Jeopardizing mobile EU people’s health right? Experiences of young Southern Europeans in Germany
The growing body of work on freedom of movement and intra-EU mobility (Favell, 2008; Recchi, 2015) has barely explored concerns and arrangements about the health needs of young Europeans who move to another European country as well as how can health concerns drive and transform the mobility projects of young Europeans. Drawing from an ethnographic study with Southern Europeans in three Länder of Germany, this paper explores the health needs and experiences of young Europeans in an effort to theories the role of health needs and existing health care arrangements for intra-EU migration.
We build on transnational methodological approach to shed new light on the health experiences and practices of young Southern Europeans who move to Germany to work only to discover that they have limited health coverage. Following the economic crisis and the growing Welfare Chauvinism (Lafleur and Stanek, 2017), there were ample changes in the Southern European states health insurances for citizens who reside abroad as well as in Germany.

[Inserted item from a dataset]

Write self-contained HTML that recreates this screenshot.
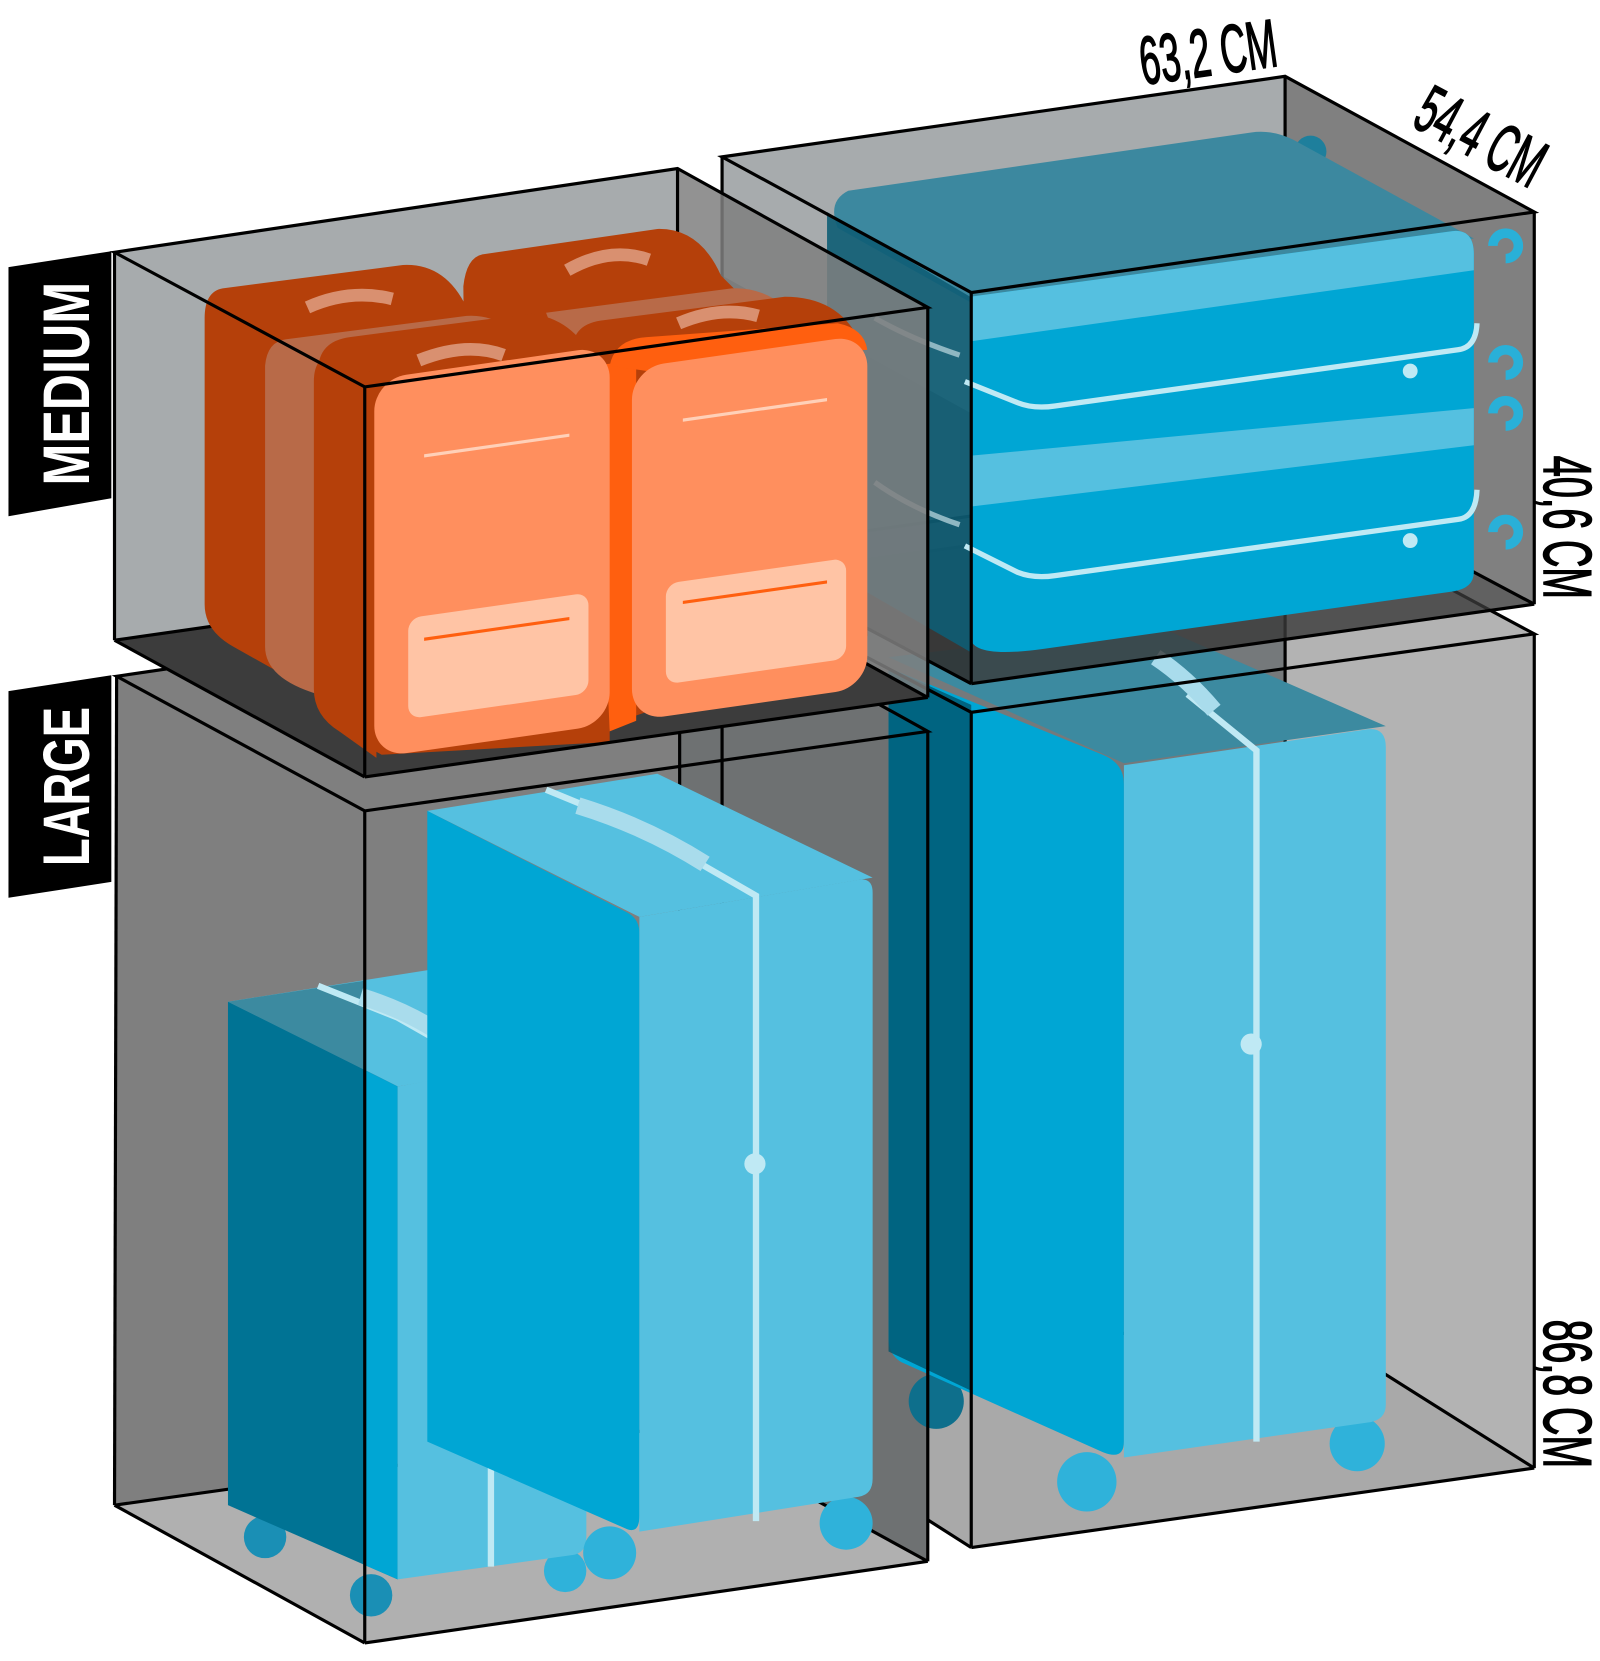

Findings highlight the subjectivity of European citizens to bricolage health care provisions at destination, origin and in the market (Phillimore et al., 2018). While those with more generous health coverage in home countries prefer to meet their health needs at home, those with limited coverage experience a sense of betrayal, question their decision to move, speak of a failure of EU to provide such rights to EU citizens and assume their migrant condition.